A booming anti-aging culture is dependent on us feeling highly uncomfortable with the aging process, much less able to embrace it. The success and profitability of the companies that benefit from this culture are directly linked to our insecurities and desire to turn back a clock that will tick away regardless. This is a culture that asks us to conflate health with youth and sells us the idea that aging and wellness cannot co-exist.
I view aging as a privilege. One that is denied to many. Still, I feel compelled to smooth and soften evidence of life from my body. I struggle to see my skin slackening and I’ve experienced moments of horror to discover a new crepe-like texture appearing on the sides of my thighs and the tops of my arms. The skin below my jawline no longer has any elasticity and hangs loose.
But the reality of aging is still something we’re reluctant to talk about. Certainly not openly. Not unless it’s collecting tips and tricks on how to spend our way out of avoiding the inevitable. Our futile attempts to secure a different outcome is a battle we enter almost willingly, despite the obvious defeat that is escapable only by death. It’s simple; we live, we age.
Part of our reluctance to feel at ease with aging can be attributed to the fact that we see very little representation of older women. Hollywood repeatedly pairs male co-stars with women twenty years (or more) their junior. Roles for older women are more scarce than those for men, and when they are available they usually come with less dialogue. Magazines and media reinforce the idea that, for women especially, to age is to fail.

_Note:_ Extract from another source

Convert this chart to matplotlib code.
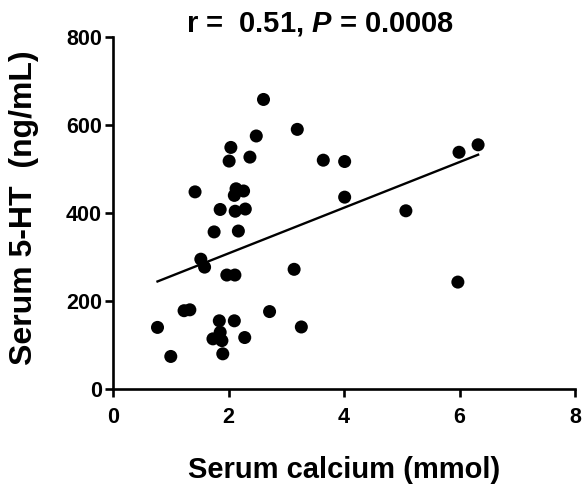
import numpy as np
import matplotlib
matplotlib.use("Agg")
from matplotlib import pyplot as plt

plt.rcParams['font.family'] = ['Liberation Sans', 'DejaVu Sans']
plt.rcParams['font.weight'] = 'bold'
plt.rcParams['mathtext.fontset'] = 'custom'
plt.rcParams['mathtext.it'] = 'Liberation Sans:bold:italic'
plt.rcParams['mathtext.rm'] = 'Liberation Sans:bold'

# serum calcium (mmol) vs serum 5-HT (ng/mL)
calcium = [0.77, 1.00, 1.23, 1.33, 1.42, 1.52, 1.585, 1.73, 1.75, 1.84,
           1.855, 1.885, 1.90, 1.855, 1.97, 2.01, 2.04, 2.10, 2.11, 2.10,
           2.13, 2.115, 2.17, 2.26, 2.29, 2.28, 2.37, 2.48, 2.605, 2.71,
           3.135, 3.19, 3.26, 3.64, 4.01, 4.01, 5.07, 5.97, 5.99, 6.32]
serotonin = [140, 74, 178, 180, 448, 295, 277, 114, 357, 155,
             129, 110, 80, 408, 259, 518, 549, 155, 259, 440,
             455, 404, 359, 450, 409, 117, 527, 575, 658, 176,
             272, 590, 141, 520, 517, 436, 405, 243, 538, 555]

x = np.array(calcium)
y = np.array(serotonin)
slope, intercept = np.polyfit(x, y, 1)
xfit = np.array([x.min(), x.max()])

fig = plt.figure(figsize=(5.82, 4.91), dpi=100)
ax = fig.add_axes([0.1942, 0.2077, 0.794, 0.717])

ax.scatter(x, y, s=88, color="black", edgecolors="none", zorder=3)
ax.plot(xfit, slope * xfit + intercept, color="black", lw=1.7, zorder=2)

ax.set_xlim(0, 8)
ax.set_ylim(0, 800)
ax.set_xticks([0, 2, 4, 6, 8])
ax.set_yticks([0, 200, 400, 600, 800])
for side in ["top", "right"]:
    ax.spines[side].set_visible(False)
for side in ["left", "bottom"]:
    ax.spines[side].set_linewidth(1.9)
ax.tick_params(width=1.9, length=6, labelsize=15.5)
ax.tick_params(axis="x", pad=7)
ax.tick_params(axis="y", pad=2)

fig.text(0.55, 0.951, r"r =  0.51, $P$ = 0.0008", ha="center", va="center",
         fontsize=21, fontweight="bold")
fig.text(0.041, 0.576, "Serum 5-HT  (ng/mL)", rotation=90, ha="center",
         va="center", fontsize=23, fontweight="bold")
fig.text(0.591, 0.043, "Serum calcium (mmol)", ha="center", va="center",
         fontsize=21, fontweight="bold")

fig.savefig("out.png", dpi=100)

No wonder we’re struggling.
In a study of 2,000 women over the age of 45, more than half admitted to feeling they’ve been “left on the shelf” and have been “judged negatively” because of their age. Six in ten feel that life is geared toward young women and 46 percent think that no one understands or addresses what aging and older women go through.
There are 9.9 million posts on Instagram using the #antiaging hashtag. There’s 769k for #aging. Meanwhile, #menopause only racks up 539k posts. This is just a social media snapshot, but it’s indicative of what we value and how we prioritize. Preventing aging is treated with an ever-increasing sense of urgency. Supporting and normalizing the reality of aging is not.
I once received a comment from a woman in response to an article I had published around five years ago. The article was all about embracing who we are, warts and all, and the importance of loving our bodies. I meant every word at the time but cringe a little bit at now at how trite it all was. The woman shared with me how unhappy she was when she looked at herself in the mirror. She’d spent forty-plus years feeling great and then her fifties hit and she didn’t feel attractive anymore.
My advice to her was a thoughtless regurgitation of what I’d written in the article. How she should stay in a positive place and feel gratitude for this new phase in her life. What I didn’t do was listen. I didn’t pause to consider how her experience was not one I could yet relate to. At least, not yet.
And now my hair is thinning and my hormones are unpredictable. My eyesight has worsened considerably. My libido is largely absent. I’m in a body that’s shifting and changing and nowhere near as familiar as it used to be.
As I get closer to 50, I’m faced with the unattractive prospect of being deemed invisible and irrelevant, ironically at the very same time that I’m feeling more confident and self-assured than ever before in the ways I use my voice and contribute to society.
In a world that asks me to reject myself, multiple times, before I’ve even stepped foot outside the door each morning, there is comfort, and discomfort, in making some kind of peace with the very part of the aging process that the beauty industry works tirelessly to ensure is unavailable to me; acceptance.